**Short exercise**
Reproduce the listing below exactly, beginning with its first line and ending with the line that holds "const yTicks = [0, 2, 4, 6, 8, 10];"; pictures are not part of the copy.

**Provided material**
————————

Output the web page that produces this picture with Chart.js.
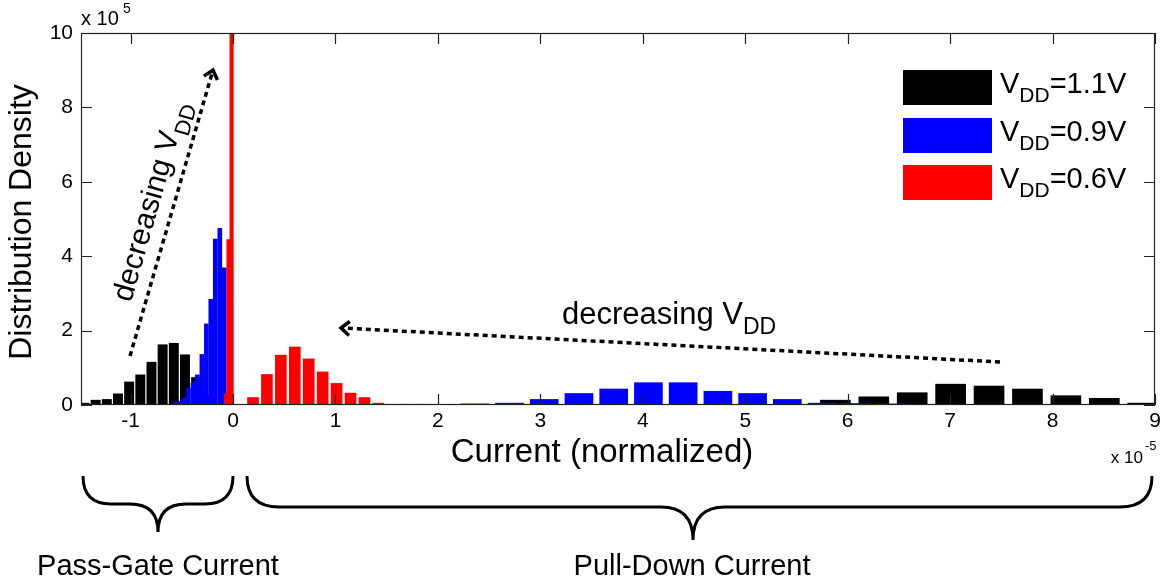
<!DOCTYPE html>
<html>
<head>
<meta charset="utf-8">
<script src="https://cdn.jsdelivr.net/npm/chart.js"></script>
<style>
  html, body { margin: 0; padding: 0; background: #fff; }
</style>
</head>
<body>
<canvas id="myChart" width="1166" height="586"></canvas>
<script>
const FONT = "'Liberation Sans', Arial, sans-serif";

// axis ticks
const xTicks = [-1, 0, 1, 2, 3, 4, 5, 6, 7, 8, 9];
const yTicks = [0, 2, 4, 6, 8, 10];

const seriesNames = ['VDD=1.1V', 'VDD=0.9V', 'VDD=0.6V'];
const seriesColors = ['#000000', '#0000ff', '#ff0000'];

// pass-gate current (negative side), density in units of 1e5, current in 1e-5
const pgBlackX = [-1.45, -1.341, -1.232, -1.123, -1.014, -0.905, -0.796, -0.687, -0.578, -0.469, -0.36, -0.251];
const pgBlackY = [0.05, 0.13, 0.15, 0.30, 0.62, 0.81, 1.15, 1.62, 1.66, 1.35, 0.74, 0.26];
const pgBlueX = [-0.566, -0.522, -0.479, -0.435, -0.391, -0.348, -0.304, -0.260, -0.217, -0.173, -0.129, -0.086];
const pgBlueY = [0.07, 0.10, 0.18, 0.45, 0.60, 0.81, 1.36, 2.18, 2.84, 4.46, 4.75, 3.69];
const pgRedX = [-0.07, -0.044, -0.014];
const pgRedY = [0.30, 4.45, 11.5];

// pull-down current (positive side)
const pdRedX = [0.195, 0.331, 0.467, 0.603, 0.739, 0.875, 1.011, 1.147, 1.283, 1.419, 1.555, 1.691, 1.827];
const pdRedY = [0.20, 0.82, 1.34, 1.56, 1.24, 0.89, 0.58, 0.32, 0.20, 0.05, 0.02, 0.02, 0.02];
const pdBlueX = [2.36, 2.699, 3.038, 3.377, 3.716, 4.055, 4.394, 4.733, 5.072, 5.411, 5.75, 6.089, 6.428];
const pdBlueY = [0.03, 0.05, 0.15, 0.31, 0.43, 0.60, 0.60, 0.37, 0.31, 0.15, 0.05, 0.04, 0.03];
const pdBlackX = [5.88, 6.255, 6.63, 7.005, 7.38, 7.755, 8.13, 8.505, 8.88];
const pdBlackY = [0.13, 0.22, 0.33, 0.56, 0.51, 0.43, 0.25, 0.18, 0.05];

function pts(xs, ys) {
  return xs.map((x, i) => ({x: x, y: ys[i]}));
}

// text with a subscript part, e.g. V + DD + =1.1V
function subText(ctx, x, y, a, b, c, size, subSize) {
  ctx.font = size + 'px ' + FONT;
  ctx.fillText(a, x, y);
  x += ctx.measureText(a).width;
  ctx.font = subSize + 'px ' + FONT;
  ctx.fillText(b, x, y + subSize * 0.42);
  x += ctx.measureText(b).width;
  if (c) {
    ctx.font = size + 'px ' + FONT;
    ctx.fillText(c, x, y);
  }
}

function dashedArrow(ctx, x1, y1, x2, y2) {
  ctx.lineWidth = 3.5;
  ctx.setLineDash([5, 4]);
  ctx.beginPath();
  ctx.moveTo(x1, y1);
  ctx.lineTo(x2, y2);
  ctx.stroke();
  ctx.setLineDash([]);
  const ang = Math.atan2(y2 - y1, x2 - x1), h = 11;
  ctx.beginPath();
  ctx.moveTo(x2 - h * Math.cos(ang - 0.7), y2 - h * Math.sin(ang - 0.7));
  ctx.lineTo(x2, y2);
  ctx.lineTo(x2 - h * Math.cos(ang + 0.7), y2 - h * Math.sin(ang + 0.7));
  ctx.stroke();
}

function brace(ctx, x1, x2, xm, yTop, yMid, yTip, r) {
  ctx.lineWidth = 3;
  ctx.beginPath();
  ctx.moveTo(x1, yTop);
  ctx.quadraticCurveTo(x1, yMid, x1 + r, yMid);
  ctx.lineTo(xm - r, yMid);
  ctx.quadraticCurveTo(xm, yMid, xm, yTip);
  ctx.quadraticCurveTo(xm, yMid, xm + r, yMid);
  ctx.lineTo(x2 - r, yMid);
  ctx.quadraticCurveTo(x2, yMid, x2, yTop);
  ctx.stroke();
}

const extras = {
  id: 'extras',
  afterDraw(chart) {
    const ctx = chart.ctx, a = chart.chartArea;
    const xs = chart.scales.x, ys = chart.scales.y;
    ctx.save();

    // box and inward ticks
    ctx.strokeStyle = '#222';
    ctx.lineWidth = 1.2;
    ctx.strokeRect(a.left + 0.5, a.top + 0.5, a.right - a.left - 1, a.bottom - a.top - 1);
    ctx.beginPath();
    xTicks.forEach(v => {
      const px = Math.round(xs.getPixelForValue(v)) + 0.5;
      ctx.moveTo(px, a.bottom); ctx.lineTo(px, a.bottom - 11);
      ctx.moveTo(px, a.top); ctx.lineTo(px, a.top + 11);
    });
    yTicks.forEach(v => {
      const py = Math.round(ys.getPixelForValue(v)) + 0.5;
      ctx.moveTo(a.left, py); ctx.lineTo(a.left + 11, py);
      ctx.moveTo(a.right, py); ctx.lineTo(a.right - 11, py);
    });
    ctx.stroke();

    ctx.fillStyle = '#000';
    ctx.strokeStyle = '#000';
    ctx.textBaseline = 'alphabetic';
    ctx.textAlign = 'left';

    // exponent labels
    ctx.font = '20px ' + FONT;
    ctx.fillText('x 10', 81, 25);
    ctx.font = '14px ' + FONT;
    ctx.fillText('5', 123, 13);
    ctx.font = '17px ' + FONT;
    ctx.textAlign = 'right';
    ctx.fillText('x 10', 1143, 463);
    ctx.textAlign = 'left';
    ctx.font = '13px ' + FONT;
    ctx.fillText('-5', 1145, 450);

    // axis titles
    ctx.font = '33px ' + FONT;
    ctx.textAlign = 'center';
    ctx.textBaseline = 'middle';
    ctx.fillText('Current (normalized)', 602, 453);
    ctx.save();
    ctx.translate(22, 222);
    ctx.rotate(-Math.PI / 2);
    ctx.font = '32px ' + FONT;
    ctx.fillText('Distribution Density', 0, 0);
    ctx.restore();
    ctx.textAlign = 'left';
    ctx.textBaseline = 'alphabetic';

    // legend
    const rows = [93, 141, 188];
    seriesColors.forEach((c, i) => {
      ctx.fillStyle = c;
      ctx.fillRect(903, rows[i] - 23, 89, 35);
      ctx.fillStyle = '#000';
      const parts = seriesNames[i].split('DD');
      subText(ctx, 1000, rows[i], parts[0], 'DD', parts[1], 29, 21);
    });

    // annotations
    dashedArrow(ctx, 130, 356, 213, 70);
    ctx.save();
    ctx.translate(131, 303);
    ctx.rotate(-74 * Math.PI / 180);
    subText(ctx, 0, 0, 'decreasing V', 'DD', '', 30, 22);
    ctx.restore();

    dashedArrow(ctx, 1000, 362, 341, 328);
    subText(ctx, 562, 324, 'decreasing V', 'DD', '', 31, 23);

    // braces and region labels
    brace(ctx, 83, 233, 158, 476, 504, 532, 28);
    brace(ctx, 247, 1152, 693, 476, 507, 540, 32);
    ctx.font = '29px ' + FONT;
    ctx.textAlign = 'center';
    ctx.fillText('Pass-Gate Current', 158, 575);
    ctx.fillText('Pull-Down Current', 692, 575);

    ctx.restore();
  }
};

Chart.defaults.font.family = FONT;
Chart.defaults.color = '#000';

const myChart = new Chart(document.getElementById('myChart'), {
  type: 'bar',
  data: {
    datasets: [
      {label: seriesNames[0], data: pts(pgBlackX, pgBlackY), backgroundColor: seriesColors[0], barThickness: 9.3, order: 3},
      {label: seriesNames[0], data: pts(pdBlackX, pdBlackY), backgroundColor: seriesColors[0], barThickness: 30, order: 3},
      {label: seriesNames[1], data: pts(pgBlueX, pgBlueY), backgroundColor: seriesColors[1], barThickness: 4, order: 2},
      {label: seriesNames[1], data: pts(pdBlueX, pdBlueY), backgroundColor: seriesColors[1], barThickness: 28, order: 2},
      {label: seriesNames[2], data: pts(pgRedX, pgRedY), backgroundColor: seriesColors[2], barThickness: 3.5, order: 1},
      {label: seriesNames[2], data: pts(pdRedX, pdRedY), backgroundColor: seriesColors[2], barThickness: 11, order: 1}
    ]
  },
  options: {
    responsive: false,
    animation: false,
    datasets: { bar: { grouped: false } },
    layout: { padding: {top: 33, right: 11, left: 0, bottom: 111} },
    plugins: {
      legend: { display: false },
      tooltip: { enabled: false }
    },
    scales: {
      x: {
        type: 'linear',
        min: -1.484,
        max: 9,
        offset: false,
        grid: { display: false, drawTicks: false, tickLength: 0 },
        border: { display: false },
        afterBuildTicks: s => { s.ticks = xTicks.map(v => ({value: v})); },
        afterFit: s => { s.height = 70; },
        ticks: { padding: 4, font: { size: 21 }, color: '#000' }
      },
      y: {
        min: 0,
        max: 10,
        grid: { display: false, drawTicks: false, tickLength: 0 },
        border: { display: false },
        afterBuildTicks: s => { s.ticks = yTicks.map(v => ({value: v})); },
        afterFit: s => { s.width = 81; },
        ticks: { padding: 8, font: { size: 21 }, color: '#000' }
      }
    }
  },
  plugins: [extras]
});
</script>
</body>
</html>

————————

**Solution to this task**
Output the web page that produces this picture with Chart.js.
<!DOCTYPE html>
<html>
<head>
<meta charset="utf-8">
<script src="https://cdn.jsdelivr.net/npm/chart.js"></script>
<style>
  html, body { margin: 0; padding: 0; background: #fff; }
</style>
</head>
<body>
<canvas id="myChart" width="1166" height="586"></canvas>
<script>
const FONT = "'Liberation Sans', Arial, sans-serif";

// axis ticks
const xTicks = [-1, 0, 1, 2, 3, 4, 5, 6, 7, 8, 9];
const yTicks = [0, 2, 4, 6, 8, 10];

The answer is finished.